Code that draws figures
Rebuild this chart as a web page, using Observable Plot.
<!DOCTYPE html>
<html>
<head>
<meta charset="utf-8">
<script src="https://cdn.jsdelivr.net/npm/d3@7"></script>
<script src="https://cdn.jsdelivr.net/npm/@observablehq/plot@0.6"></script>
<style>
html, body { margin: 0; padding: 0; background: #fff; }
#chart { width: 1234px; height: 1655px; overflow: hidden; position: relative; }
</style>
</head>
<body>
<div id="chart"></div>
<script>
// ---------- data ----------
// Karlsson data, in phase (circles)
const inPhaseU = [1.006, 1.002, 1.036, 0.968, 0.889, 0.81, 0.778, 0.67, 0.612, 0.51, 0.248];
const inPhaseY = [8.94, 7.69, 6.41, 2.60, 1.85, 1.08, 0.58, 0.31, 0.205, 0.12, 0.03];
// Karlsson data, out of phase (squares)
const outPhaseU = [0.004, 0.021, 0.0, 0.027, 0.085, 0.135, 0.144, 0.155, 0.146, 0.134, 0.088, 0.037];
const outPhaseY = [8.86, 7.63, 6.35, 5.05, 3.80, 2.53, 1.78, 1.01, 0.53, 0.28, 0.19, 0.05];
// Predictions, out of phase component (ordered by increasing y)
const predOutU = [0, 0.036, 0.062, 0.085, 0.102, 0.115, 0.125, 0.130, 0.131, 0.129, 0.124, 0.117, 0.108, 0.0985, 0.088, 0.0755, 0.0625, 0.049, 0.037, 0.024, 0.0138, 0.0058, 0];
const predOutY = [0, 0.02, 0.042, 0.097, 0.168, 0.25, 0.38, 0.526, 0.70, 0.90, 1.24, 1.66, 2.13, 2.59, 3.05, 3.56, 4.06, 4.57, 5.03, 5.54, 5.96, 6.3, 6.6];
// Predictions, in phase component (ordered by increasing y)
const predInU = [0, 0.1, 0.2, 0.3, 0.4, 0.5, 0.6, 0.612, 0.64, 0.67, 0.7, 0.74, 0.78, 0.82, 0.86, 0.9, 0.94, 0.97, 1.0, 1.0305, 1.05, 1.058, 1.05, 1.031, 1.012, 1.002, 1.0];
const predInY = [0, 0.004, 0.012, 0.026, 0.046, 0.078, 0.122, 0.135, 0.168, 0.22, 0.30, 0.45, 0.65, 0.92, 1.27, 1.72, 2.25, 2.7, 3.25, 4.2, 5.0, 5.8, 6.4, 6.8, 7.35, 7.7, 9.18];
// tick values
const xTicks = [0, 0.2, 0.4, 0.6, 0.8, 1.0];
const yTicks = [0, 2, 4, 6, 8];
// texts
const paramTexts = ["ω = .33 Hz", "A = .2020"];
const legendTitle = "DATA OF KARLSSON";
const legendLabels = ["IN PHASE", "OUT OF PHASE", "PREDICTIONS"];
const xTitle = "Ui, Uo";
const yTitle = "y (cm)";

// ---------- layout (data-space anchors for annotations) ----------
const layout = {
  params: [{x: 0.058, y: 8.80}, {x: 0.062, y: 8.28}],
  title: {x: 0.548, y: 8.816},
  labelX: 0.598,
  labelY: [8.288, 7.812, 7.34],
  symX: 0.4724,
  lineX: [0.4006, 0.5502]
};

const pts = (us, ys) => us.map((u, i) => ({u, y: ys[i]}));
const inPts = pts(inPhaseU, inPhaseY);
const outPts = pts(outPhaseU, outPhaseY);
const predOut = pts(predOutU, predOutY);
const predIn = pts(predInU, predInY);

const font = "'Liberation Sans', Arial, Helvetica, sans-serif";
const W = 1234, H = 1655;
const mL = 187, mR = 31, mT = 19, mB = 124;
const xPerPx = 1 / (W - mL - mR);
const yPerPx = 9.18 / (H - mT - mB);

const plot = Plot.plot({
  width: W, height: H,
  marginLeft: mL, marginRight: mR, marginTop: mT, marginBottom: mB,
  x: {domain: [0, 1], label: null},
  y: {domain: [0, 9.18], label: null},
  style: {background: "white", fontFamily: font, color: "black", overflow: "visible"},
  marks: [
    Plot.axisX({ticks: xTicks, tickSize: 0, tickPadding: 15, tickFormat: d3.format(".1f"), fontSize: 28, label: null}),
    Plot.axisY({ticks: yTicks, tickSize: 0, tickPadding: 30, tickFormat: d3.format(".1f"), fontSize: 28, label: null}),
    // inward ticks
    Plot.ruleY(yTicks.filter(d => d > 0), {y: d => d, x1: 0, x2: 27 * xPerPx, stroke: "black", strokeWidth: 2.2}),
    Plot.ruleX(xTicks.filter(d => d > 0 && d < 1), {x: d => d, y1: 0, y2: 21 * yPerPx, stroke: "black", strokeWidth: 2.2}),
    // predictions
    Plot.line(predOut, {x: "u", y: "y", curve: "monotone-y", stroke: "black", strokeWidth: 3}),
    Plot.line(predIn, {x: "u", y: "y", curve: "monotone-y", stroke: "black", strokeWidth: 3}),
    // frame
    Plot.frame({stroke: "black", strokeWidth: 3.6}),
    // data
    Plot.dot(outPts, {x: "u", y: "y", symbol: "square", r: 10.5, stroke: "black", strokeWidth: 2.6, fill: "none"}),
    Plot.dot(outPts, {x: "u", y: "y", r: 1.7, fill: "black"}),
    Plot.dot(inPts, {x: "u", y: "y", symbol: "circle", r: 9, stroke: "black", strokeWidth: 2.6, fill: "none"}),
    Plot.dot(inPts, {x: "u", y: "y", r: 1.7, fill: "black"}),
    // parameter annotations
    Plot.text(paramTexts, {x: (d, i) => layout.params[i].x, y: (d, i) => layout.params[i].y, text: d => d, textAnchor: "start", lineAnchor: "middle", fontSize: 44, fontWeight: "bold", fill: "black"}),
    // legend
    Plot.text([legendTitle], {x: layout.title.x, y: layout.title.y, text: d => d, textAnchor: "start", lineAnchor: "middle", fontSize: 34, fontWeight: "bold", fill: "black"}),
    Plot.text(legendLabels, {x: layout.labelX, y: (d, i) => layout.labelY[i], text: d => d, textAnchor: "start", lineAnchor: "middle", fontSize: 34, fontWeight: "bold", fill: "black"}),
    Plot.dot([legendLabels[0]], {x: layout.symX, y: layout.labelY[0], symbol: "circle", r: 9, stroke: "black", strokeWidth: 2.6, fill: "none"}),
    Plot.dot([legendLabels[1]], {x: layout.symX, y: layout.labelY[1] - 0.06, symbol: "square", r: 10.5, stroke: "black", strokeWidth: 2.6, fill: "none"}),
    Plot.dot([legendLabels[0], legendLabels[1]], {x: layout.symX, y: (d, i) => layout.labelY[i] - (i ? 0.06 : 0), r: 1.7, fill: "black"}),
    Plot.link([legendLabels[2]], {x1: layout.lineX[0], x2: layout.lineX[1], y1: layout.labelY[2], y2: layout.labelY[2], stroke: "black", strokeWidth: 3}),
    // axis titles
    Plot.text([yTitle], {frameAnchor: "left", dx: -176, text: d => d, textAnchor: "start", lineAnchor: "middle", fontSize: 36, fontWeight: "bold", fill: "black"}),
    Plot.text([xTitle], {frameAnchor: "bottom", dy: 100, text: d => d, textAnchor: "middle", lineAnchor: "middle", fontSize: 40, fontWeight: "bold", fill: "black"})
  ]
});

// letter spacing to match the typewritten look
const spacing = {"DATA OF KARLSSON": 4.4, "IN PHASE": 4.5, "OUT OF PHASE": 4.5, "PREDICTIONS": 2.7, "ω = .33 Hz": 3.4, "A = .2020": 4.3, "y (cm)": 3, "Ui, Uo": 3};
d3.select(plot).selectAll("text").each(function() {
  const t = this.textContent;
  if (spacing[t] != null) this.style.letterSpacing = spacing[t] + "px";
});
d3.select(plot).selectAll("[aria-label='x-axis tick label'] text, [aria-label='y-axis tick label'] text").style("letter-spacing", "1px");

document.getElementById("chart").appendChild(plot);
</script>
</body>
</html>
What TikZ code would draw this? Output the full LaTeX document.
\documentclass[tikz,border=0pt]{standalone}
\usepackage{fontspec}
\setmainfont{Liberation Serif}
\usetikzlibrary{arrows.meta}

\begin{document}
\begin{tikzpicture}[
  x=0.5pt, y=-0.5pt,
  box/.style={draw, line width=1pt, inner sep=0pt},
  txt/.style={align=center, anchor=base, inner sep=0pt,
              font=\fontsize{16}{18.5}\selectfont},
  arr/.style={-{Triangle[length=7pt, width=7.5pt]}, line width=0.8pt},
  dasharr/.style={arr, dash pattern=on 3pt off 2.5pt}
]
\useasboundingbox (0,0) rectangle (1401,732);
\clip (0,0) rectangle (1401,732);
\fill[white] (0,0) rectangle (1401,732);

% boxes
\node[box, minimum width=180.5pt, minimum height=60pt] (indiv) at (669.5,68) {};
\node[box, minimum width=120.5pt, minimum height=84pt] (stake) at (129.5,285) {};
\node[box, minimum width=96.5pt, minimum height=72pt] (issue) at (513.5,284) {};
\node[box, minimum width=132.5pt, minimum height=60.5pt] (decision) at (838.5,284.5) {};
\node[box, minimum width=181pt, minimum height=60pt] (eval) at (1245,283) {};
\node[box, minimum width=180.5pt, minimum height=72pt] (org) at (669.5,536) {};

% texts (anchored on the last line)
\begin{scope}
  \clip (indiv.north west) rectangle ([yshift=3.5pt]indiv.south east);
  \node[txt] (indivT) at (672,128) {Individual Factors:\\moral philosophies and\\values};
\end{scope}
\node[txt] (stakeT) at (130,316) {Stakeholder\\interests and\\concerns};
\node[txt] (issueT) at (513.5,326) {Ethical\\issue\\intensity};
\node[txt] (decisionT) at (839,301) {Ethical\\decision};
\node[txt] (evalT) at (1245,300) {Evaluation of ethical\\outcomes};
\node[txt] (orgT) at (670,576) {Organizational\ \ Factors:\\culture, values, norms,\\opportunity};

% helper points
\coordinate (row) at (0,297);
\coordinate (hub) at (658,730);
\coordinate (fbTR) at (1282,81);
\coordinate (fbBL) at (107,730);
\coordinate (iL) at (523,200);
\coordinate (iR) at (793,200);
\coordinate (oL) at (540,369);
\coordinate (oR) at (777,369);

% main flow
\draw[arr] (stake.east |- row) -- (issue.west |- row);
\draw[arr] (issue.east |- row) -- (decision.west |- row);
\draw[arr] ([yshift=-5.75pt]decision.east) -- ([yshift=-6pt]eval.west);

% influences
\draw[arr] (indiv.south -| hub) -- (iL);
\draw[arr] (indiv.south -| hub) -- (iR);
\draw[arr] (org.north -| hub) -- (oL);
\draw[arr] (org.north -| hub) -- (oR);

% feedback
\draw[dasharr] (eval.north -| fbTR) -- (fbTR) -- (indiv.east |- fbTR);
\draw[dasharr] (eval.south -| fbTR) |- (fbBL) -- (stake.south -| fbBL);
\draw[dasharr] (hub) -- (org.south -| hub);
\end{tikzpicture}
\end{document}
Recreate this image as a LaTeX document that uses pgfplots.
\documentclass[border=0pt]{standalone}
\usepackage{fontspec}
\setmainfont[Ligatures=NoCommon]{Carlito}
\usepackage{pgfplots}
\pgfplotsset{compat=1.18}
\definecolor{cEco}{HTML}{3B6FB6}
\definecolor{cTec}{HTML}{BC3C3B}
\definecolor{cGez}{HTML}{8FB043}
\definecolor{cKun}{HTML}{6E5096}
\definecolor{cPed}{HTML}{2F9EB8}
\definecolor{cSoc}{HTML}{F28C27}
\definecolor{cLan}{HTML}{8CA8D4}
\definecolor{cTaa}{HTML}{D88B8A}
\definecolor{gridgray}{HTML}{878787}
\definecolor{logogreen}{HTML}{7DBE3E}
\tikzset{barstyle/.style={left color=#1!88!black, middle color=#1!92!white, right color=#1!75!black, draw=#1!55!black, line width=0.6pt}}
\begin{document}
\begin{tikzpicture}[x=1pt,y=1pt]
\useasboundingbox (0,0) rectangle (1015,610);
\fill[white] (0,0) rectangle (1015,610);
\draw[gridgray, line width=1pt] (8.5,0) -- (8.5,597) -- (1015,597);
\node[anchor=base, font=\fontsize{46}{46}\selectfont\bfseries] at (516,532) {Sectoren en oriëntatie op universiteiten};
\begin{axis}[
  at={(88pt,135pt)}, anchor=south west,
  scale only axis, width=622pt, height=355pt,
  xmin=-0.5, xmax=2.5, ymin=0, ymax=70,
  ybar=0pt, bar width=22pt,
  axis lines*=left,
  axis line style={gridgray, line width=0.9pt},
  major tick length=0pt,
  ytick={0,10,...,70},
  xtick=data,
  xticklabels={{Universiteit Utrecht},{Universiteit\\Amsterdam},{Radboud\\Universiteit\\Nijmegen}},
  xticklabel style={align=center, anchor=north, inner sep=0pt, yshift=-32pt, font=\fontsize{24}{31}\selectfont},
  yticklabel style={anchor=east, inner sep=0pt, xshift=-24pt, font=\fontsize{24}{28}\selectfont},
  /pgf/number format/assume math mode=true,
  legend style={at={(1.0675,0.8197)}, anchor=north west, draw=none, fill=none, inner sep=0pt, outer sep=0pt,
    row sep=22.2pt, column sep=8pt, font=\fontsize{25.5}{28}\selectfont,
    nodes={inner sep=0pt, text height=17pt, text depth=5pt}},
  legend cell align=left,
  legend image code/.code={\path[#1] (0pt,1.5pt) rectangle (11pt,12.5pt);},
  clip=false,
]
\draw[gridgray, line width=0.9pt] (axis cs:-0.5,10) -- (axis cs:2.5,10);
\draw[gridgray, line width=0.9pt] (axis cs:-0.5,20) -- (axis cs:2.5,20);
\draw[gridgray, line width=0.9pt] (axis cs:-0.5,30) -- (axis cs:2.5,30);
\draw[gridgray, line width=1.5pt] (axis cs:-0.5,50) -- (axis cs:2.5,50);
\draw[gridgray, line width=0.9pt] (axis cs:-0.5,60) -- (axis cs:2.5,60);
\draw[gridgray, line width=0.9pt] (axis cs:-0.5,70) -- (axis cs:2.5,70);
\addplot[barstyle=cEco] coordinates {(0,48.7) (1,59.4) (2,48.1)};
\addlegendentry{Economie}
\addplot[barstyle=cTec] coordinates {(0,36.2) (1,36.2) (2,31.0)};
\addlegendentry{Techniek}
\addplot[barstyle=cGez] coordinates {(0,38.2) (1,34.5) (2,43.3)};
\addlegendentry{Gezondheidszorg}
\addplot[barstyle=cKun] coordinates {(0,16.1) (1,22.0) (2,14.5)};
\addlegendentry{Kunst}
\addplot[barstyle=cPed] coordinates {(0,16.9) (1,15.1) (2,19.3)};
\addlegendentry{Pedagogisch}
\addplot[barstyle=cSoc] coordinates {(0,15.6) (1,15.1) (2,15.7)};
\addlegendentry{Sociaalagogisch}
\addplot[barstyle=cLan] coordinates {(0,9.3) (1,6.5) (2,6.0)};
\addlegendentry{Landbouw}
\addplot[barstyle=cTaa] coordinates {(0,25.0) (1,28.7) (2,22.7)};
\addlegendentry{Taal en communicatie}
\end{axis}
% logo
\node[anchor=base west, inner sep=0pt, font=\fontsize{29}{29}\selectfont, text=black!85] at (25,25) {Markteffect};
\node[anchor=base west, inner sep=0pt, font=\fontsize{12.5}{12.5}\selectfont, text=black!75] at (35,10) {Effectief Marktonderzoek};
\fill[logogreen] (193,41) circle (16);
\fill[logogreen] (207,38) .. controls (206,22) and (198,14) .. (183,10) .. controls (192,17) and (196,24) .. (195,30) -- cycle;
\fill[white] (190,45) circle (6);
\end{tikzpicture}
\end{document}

Exercise brief: Track down the lines that include the word "this" and copy them.

Written answer:
Rebuild this chart as a web page, using Observable Plot.
  const t = this.textContent;
  if (spacing[t] != null) this.style.letterSpacing = spacing[t] + "px";
What TikZ code would draw this? Output the full LaTeX document.
Recreate this image as a LaTeX document that uses pgfplots.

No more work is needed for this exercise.